В эту одесскую неделю Маяковский был отчего-то счастлив и спокоен. Именно спокойным его вспоминают все, кто встречался с ним в порту, в приехавшем на гастроли театре Мейерхольда, в одесских послеконцертных застольях: обычно он или утомлен, или суетлив, или мрачен. А здесь он был спокоен и, стало быть, счастлив.
— Стихи любите?— спросил он.
— Больше всего на свете.
— Кто любимый поэт?
— Надо, наверное, сказать, что вы.
Он улыбался.
— Кирсанов! Запишите мне эту вывеску: Южхладбой. Пригодится.
Кирсанов был особенно оживлен и развязен. Аксенов, описывая это состояние, упомянул «дрожащие глаза человека, которому хотелось считаться его близким другом»: вот тут было что-то подобное. Маяковский Кирсанову покровительствовал, как многим упомянутым выше еврейским отрокам. Кирсанов его потом предаст, но будет считать, что это Маяковский его предал, предал их всех, бросив ЛЕФ и записавшись в РАПП.
Пошли в порт, постепенно обрастая компанией местных поэтов: таково было свойство Маяка — он собирал вокруг себя толпу и всех вел угощать, особенно же не любил один оставаться в гостинице по вечерам. Сейчас он рассказывал о Мексике:
— Это желтое и красное. И зеленая пальма. К ней прислонен мексиканец в огромной шляпе.

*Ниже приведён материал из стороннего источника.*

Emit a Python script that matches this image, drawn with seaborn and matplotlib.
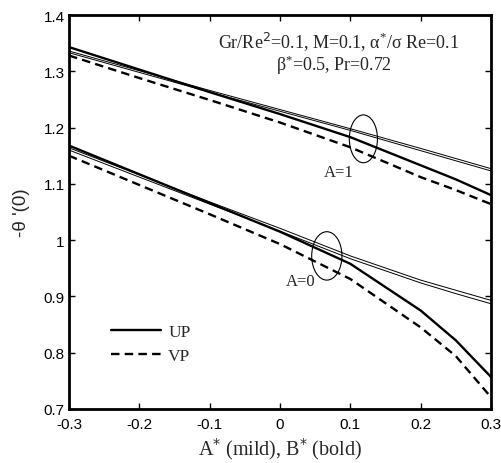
import numpy as np
import pandas as pd
import matplotlib
matplotlib.use("Agg")
import matplotlib.pyplot as plt
from matplotlib.patches import Ellipse
import seaborn as sns

# x grid for parameters
x_vals = [-0.3, -0.2, -0.1, 0.0, 0.1, 0.2, 0.25, 0.3]

# A=1 group
a1_bold_up = [1.343, 1.303, 1.263, 1.224, 1.183, 1.133, 1.108, 1.080]
a1_bold_vp = [1.328, 1.288, 1.249, 1.209, 1.165, 1.112, 1.089, 1.064]
a1_thin_up = [1.336, 1.301, 1.266, 1.232, 1.198, 1.163, 1.145, 1.127]
a1_thin_vp = [1.333, 1.298, 1.263, 1.229, 1.195, 1.159, 1.141, 1.123]

# A=0 group
a0_bold_up = [1.168, 1.117, 1.066, 1.015, 0.958, 0.875, 0.822, 0.757]
a0_bold_vp = [1.150, 1.098, 1.046, 0.993, 0.931, 0.845, 0.794, 0.721]
a0_thin_up = [1.164, 1.116, 1.068, 1.021, 0.972, 0.929, 0.911, 0.893]
a0_thin_vp = [1.160, 1.112, 1.064, 1.016, 0.967, 0.924, 0.905, 0.887]

sns.set_theme(style="white")
plt.rcParams["font.family"] = ["Liberation Sans", "DejaVu Sans"]

fig = plt.figure(figsize=(5.02, 4.64), dpi=100)
ax = fig.add_axes([0.1375, 0.1164, 0.8405, 0.8491])

series = [
    (a1_bold_up, 1.7, "-"), (a1_bold_vp, 1.7, "--"),
    (a1_thin_up, 0.7, "-"), (a1_thin_vp, 0.7, "-"),
    (a0_bold_up, 1.7, "-"), (a0_bold_vp, 1.7, "--"),
    (a0_thin_up, 0.7, "-"), (a0_thin_vp, 0.7, "-"),
]
for yv, lw, ls in series:
    df = pd.DataFrame({"x": x_vals, "y": yv})
    sns.lineplot(data=df, x="x", y="y", ax=ax, color="black", lw=lw,
                 linestyle=ls, legend=False)
    if ls == "--":
        ax.lines[-1].set_dashes((3.6, 2.2))

# Legend handles
h_up, = ax.plot([], [], color="black", lw=1.7, linestyle="-", label="UP")
h_vp, = ax.plot([], [], color="black", lw=1.7, linestyle="--", dashes=(3.6, 2.2), label="VP")
ax.legend(handles=[h_up, h_vp], loc="upper left",
          bbox_to_anchor=(0.062, 0.255), frameon=False,
          prop={"family": "Liberation Serif", "size": 12.5},
          handlelength=2.9, handletextpad=0.4, labelspacing=0.45)

# Ellipses
ax.add_patch(Ellipse((0.1186, 1.180), 0.040, 0.085, fill=False, ec="black", lw=0.8))
ax.add_patch(Ellipse((0.0666, 0.972), 0.043, 0.086, fill=False, ec="black", lw=0.8))
ax.text(0.083, 1.121, "A=1", ha="center", va="center", family="Liberation Serif", fontsize=12)
ax.text(0.029, 0.928, "A=0", ha="center", va="center", family="Liberation Serif", fontsize=12)

ax.text(0.0833, 1.354, r"Gr/Re$^{2}$=0.1, M=0.1, $\mathregular{\alpha^{*}}$/$\mathregular{\sigma}$ Re=0.1",
        ha="center", va="center", family="Liberation Serif", fontsize=13)
ax.text(0.0765, 1.313, r"$\mathregular{\beta^{*}}$=0.5, Pr=0.72",
        ha="center", va="center", family="Liberation Serif", fontsize=13)

ax.set_xlim(-0.3, 0.3)
ax.set_ylim(0.7, 1.4)
ax.set_xticks([-0.3, -0.2, -0.1, 0, 0.1, 0.2, 0.3])
ax.set_xticklabels(["-0.3", "-0.2", "-0.1", "0", "0.1", "0.2", "0.3"])
ax.set_yticks([0.7, 0.8, 0.9, 1.0, 1.1, 1.2, 1.3, 1.4])
ax.set_yticklabels(["0.7", "0.8", "0.9", "1", "1.1", "1.2", "1.3", "1.4"])
ax.tick_params(direction="in", length=4, width=1, top=True, right=True,
               bottom=True, left=True, labelsize=11, colors="black", pad=3)
ax.tick_params(axis="x", pad=6)
for s in ax.spines.values():
    s.set_linewidth(2.0)
    s.set_color("black")
ax.set_xlabel(r"A$^{*}$ (mild), B$^{*}$ (bold)", family="Liberation Serif", fontsize=14.5, labelpad=3)
ax.set_ylabel("-\u03b8 '(0)", family="Liberation Sans", fontsize=13.5, labelpad=10)
ax.grid(False)

fig.savefig("out.png", dpi=100)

Он, конечно, выступал, играл — но не перед всеми, а перед ней.
— Что самое интересное в городе? Порт? Пошли в порт.
Стало между тем быстро, как всегда на юге, темнеть, зажегся синий маяк, молодежь начала читать стихи. Кирсанов опять старался. Попросили Маяковского. Он покачал головой.
— Бережете себя для платных выступлений?— сострил кто-то из молодежи. Он, однако, был настроен так элегически, что не стал отлаиваться.
— Удивительно вдохновляет все это,— сказал он.— Море, суда. Девушки на молу.
У памятника Ришелье, когда все прощались, он наклонился к ней и тихо сказал:
— Разрешите мне проводить вас до дому.